If I can get it together (man) I’ll do a Twang-O-Vid© on YewChewb to demonstrate its awesome capabilities with my arthritic fumbling, but first I have to wait for my fingernails to grow back after their weekly shearing. No requests until the encore, please.
Play some old!
@h-p-saucecraft
Sound of silence!
Here’s a tune written in 1847. Hell of a time signature.
**applauds time signature joke**
Your retro-futurist plank would look great resting in the trunk of my car as I cruise the Red Planet highway on my way down to the local ice-cream parlour at the Mars Settlement.
Thats not a car it’s a futurist kazoo.
The neck is a Starfield and the body is a Stetch K64. It is not a prototype, but a cool mix for sure
FANTASTIC!!!! I did a Google image search and – there’s mah baby! So far everything’s in Japanese, but I’ll keep digging. Upside-down socket correctly in place.
Also, that flange knob is clearly a replacement for the twin of the knob in the pickup plate.
https://yahoo.aleado.com/lot?auctionID=w1115379468
I wonder what the story was on somebody putting the neck on this body. Stetchs and Starfields aren’t very common guitars. Two rather rare guitars were parted out to make this thing. It’s very cool. I was surprised to come across this actually, I can’t recall the last time I saw a Stetch outside of Japan’s side of the internet.
Japanese internet is obviously another internet entirely, with its own computers and everything. And it’s written in code!

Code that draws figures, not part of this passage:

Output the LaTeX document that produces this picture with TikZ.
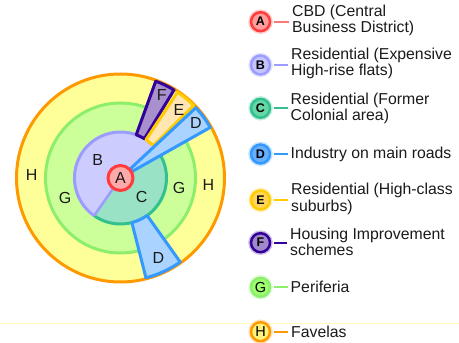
\documentclass[tikz,border=0pt]{standalone}
\usepackage{fontspec}
\setmainfont{Liberation Sans}
\usetikzlibrary{calc}

% zone colours: fill / outline
\definecolor{Afill}{HTML}{FFAAAA}\definecolor{Aline}{HTML}{FF3B3B}
\definecolor{Bfill}{HTML}{CCCCFF}\definecolor{Bline}{HTML}{9C9CFF}
\definecolor{Cfill}{HTML}{99E2C6}\definecolor{Cline}{HTML}{33C08F}
\definecolor{Dfill}{HTML}{AAD4FF}\definecolor{Dline}{HTML}{3399FF}
\definecolor{Efill}{HTML}{FFE6B3}\definecolor{Eline}{HTML}{FFCC00}
\definecolor{Ffill}{HTML}{A890CC}\definecolor{Fline}{HTML}{33009A}
\definecolor{Gfill}{HTML}{CCFF99}\definecolor{Gline}{HTML}{8CEE6C}
\definecolor{Hfill}{HTML}{FFFF99}\definecolor{Hline}{HTML}{FF9900}
% key bullet fills
\definecolor{kA}{HTML}{FF9C9C}\definecolor{kB}{HTML}{C4C4FF}
\definecolor{kC}{HTML}{66D6A6}\definecolor{kD}{HTML}{66B0FF}
\definecolor{kE}{HTML}{FFD65A}\definecolor{kF}{HTML}{A08ACC}
\definecolor{kG}{HTML}{9CFF6E}\definecolor{kH}{HTML}{FFF27A}
\definecolor{rule}{HTML}{FFFFB8}
\definecolor{ink}{HTML}{1A1A1A}

\begin{document}
\begin{tikzpicture}[
  zone/.style={line width=3pt, line join=round},
  lbl/.style={inner sep=0pt, text=ink, font=\fontsize{16}{17}\selectfont},
  key/.style={circle, minimum size=19pt, inner sep=0pt, line width=2.5pt,
    text=black, font=\fontsize{12.5}{13}\selectfont\bfseries,
    preaction={draw=#1, line width=5.5pt, opacity=0.25}},
  keytext/.style={anchor=west, align=left, inner sep=0pt, text=ink,
    font=\fontsize{15.8}{16.6}\selectfont},
  keyline/.style={line width=2pt, shorten <=2.5pt, shorten >=3pt}
]
\useasboundingbox (0,0) rectangle (459pt,343pt);

% faint rule across the foot of the key
\coordinate (ruleL) at (0,19.7pt);
\coordinate (ruleR) at (459pt,19.7pt);
\draw[rule, line width=1.5pt] (ruleL) -- (ruleR);

% ---------------- concentric city model ----------------
\coordinate (O) at (120.5pt,165pt);
\draw[zone, draw=Hline, fill=Hfill] (O) circle[radius=104pt];
\draw[zone, draw=Gline, fill=Gfill] (O) circle[radius=75pt];

\begin{scope}[shift={(O)}]
  % inner residential halves
  \fill[Bfill] (0,0) -- (43:46pt) arc[start angle=43, end angle=235, radius=46pt] -- cycle;
  \fill[Cfill] (0,0) -- (235:46pt) arc[start angle=235, end angle=389.4, radius=46pt] -- cycle;
  \draw[zone, Bline] (43:46pt) arc[start angle=43, end angle=235, radius=46pt];
  \draw[zone, Cline] (235:46pt) arc[start angle=235, end angle=389.4, radius=46pt];
  \draw[Bline, line width=2.5pt] (0,0) -- (235:46pt);

  % housing improvement schemes
  \draw[zone, draw=Fline, fill=Ffill] (58.7:46pt) -- (58.7:103pt)
    arc[start angle=58.7, end angle=70, radius=103pt] -- (70:46pt)
    arc[start angle=70, end angle=58.7, radius=46pt] -- cycle;
  % high-class suburbs
  \draw[zone, draw=Eline, fill=Efill] (44.7:46pt) -- (44.7:103pt)
    arc[start angle=44.7, end angle=56.4, radius=103pt] -- (56.4:46pt)
    arc[start angle=56.4, end angle=44.7, radius=46pt] -- cycle;
  % industry along the main roads
  \draw[zone, draw=Dline, fill=Dfill] (0,0) -- (29.4:103pt)
    arc[start angle=29.4, end angle=43, radius=103pt] -- cycle;
  \draw[zone, draw=Dline, fill=Dfill] (-75.7:46pt) -- (-75.7:103pt)
    arc[start angle=-75.7, end angle=-54.6, radius=103pt] -- (-54.6:46pt)
    arc[start angle=-54.6, end angle=-75.7, radius=46pt] -- cycle;
\end{scope}

% central business district
\draw[line width=3pt, draw=Aline, fill=Afill] (O) circle[radius=12.5pt];

% zone letters
\node[lbl] (zA)  at (O) {A};
\node[lbl] (zB)  at (97.7pt,183pt) {B};
\node[lbl] (zC)  at (141.7pt,146.3pt) {C};
\node[lbl] (zG1) at (65pt,144.7pt) {G};
\node[lbl] (zG2) at (179pt,154.7pt) {G};
\node[lbl] (zH1) at (31.7pt,168pt) {H};
\node[lbl] (zH2) at (208.3pt,158pt) {H};
\node[lbl] (zD1) at (196pt,219.7pt) {D};
\node[lbl] (zD2) at (158.3pt,84.7pt) {D};
\node[lbl] (zE)  at (179pt,233pt) {E};
\node[lbl] (zF)  at (161.7pt,248pt) {F};

% ---------------- key ----------------
\node[key=Aline, draw=Aline, fill=kA] (kA) at (260.5pt,321.3pt) {A};
\node[key=Bline, draw=Bline, fill=kB] (kB) at (260.5pt,278pt) {B};
\node[key=Cline, draw=Cline, fill=kC] (kC) at (260.5pt,234.7pt) {C};
\node[key=Dline, draw=Dline, fill=kD] (kD) at (260.5pt,189pt) {D};
\node[key=Eline, draw=Eline, fill=kE] (kE) at (260.5pt,143pt) {E};
\node[key=Fline, draw=Fline, fill=kF] (kF) at (260.5pt,100.3pt) {F};
\node[key=Gline, draw=Gline, fill=kG, font=\fontsize{14.5}{15}\selectfont] (kG) at (260.5pt,55.7pt) {G};
\node[key=Hline, draw=Hline, fill=kH, font=\fontsize{14.5}{15}\selectfont] (kH) at (260.5pt,11.3pt) {H};

\node[keytext] (tA) at (292pt,322.5pt) {CBD (Central\\Business District)};
\node[keytext] (tB) at (291pt,279.5pt) {Residential (Expensive\\High-rise flats)};
\node[keytext] (tC) at (290.5pt,234.5pt) {Residential (Former\\Colonial area)};
\node[keytext] (tD) at (290.5pt,189pt) {Industry on main roads};
\node[keytext] (tE) at (291pt,144pt) {Residential (High-class\\suburbs)};
\node[keytext] (tF) at (290pt,101pt) {Housing Improvement\\schemes};
\node[keytext] (tG) at (290.5pt,55.7pt) {Periferia};
\node[keytext] (tH) at (291pt,11.3pt) {Favelas};

\draw[keyline, draw=Aline!70] (kA.east) -- (kA.east -| tA.west);
\draw[keyline, draw=Bline] (kB.east) -- (kB.east -| tB.west);
\draw[keyline, draw=Cline] (kC.east) -- (kC.east -| tC.west);
\draw[keyline, draw=Dline] (kD.east) -- (kD.east -| tD.west);
\draw[keyline, draw=Eline] (kE.east) -- (kE.east -| tE.west);
\draw[keyline, draw=Fline] (kF.east) -- (kF.east -| tF.west);
\draw[keyline, draw=Gline] (kG.east) -- (kG.east -| tG.west);
\draw[keyline, draw=Hline] (kH.east) -- (kH.east -| tH.west);
\end{tikzpicture}
\end{document}
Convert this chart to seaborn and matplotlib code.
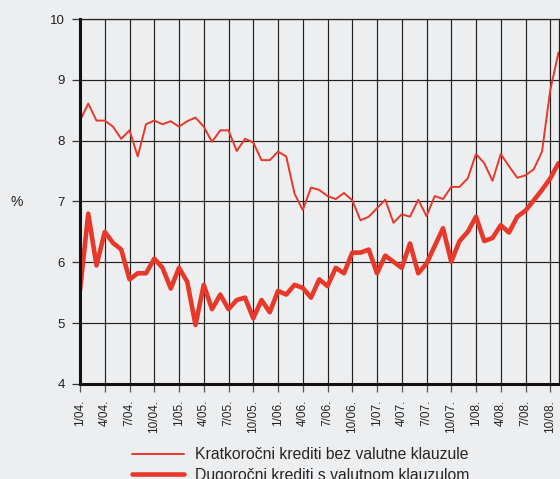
import matplotlib
matplotlib.use("Agg")
import matplotlib.pyplot as plt
import seaborn as sns
import pandas as pd
import numpy as np

# ---- data ----
months = [f"{m}/{y:02d}." for y in range(4, 9) for m in range(1, 13)][:59]
tick_labels = ["1/04.", "4/04.", "7/04.", "10/04.", "1/05.", "4/05.", "7/05.", "10/05.",
               "1/06.", "4/06.", "7/06.", "10/06.", "1/07.", "4/07.", "7/07.", "10/07.",
               "1/08.", "4/08.", "7/08.", "10/08."]

short_no_clause = [8.33, 8.61, 8.33, 8.33, 8.23, 8.03, 8.17, 7.74, 8.27, 8.33,
                   8.27, 8.32, 8.23, 8.32, 8.38, 8.23, 7.98, 8.17, 8.17, 7.83,
                   8.03, 7.97, 7.68, 7.68, 7.82, 7.74, 7.13, 6.86, 7.23, 7.19,
                   7.09, 7.04, 7.14, 7.02, 6.69, 6.75, 6.89, 7.03, 6.65, 6.79,
                   6.75, 7.03, 6.76, 7.09, 7.04, 7.24, 7.24, 7.38, 7.78, 7.63,
                   7.34, 7.78, 7.58, 7.39, 7.43, 7.53, 7.82, 8.83, 9.45]

long_with_clause = [5.54, 6.80, 5.95, 6.50, 6.32, 6.21, 5.72, 5.82, 5.82, 6.06,
                    5.91, 5.57, 5.91, 5.68, 4.97, 5.63, 5.23, 5.47, 5.23, 5.38,
                    5.42, 5.08, 5.38, 5.18, 5.53, 5.47, 5.63, 5.58, 5.42, 5.72,
                    5.61, 5.91, 5.82, 6.16, 6.16, 6.21, 5.82, 6.11, 6.01, 5.91,
                    6.31, 5.82, 5.98, 6.27, 6.56, 6.01, 6.35, 6.50, 6.75, 6.35,
                    6.40, 6.61, 6.49, 6.75, 6.85, 7.02, 7.19, 7.38, 7.63]

series_names = ["Kratkoročni krediti bez valutne klauzule",
                "Dugoročni krediti s valutnom klauzulom"]

df = pd.DataFrame({
    "idx": np.arange(len(months)),
    "short": short_no_clause,
    "long": long_with_clause,
})

# ---- style ----
bg = "#EDEEF0"
red = "#E8382A"
txt = "#222222"
sns.set_theme(style="white")
plt.rcParams["font.family"] = ["Liberation Sans", "DejaVu Sans"]

fig = plt.figure(figsize=(5.6, 4.79), dpi=100, facecolor=bg)
ax = fig.add_axes([80 / 560, 1 - 384 / 479, (558.5 - 80) / 560, (384 - 19) / 479])
ax.set_facecolor(bg)

sns.lineplot(data=df, x="idx", y="short", ax=ax, color=red, linewidth=1.4,
             label=series_names[0])
sns.lineplot(data=df, x="idx", y="long", ax=ax, color=red, linewidth=3.3,
             label=series_names[1])

ax.set_xlim(0, 58)
ax.set_ylim(4, 10)
ax.set_yticks(range(4, 11))
ax.set_xticks(range(0, 58, 3))
ax.set_xticklabels(tick_labels, rotation=90, fontsize=8.5, color=txt)
ax.tick_params(axis="y", labelsize=9.5, colors=txt, length=5.8, width=0.9, pad=5,
               color="#333333", left=True, direction="out")
ax.tick_params(axis="x", length=5.5, width=0.9, pad=6, color="#555555",
               bottom=True, direction="out")

ax.grid(True, color="#222222", linewidth=0.85)
ax.set_axisbelow(True)
for s in ["top", "right"]:
    ax.spines[s].set_color("#222222")
    ax.spines[s].set_linewidth(0.9)
for s in ["left", "bottom"]:
    ax.spines[s].set_color("#111111")
    ax.spines[s].set_linewidth(2.2)

ax.set_xlabel("")
ax.set_ylabel("")
fig.text(17 / 560, 1 - 202 / 479, "%", ha="center", va="center", fontsize=10, color=txt)

handles, labels = ax.get_legend_handles_labels()
ax.legend_.remove()
fig.legend(handles, labels, loc="upper left", bbox_to_anchor=(132 / 560, 1 - 447 / 479),
           frameon=False, fontsize=11.3, handlelength=3.3, handletextpad=0.7,
           labelspacing=0.38, borderaxespad=0, borderpad=0)

fig.savefig("out.png", dpi=100, facecolor=bg)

In other news, I’ve discovered that playing this in overdrive mode with a slide is totally, like, awesome.
THIS JUST IN:
Found whammy bar in guitar shop drawer, and, amazingly, it fits! Space-age sounds au-go-go!
Beyoooyiiingg!
I’m pretty damn sure I never had a guitar that pushed the fun needle up to eleven as instantly as this one. I’m going to have this cremated with me, I think. Not just yet – best wait until I’m dead – but I’d like to take it with me, Egyptian Rajah-style. I’ll play Jimi Page’s unforgettable riff to Smoke On The Water as I pass through the Pearly Gates, full gain.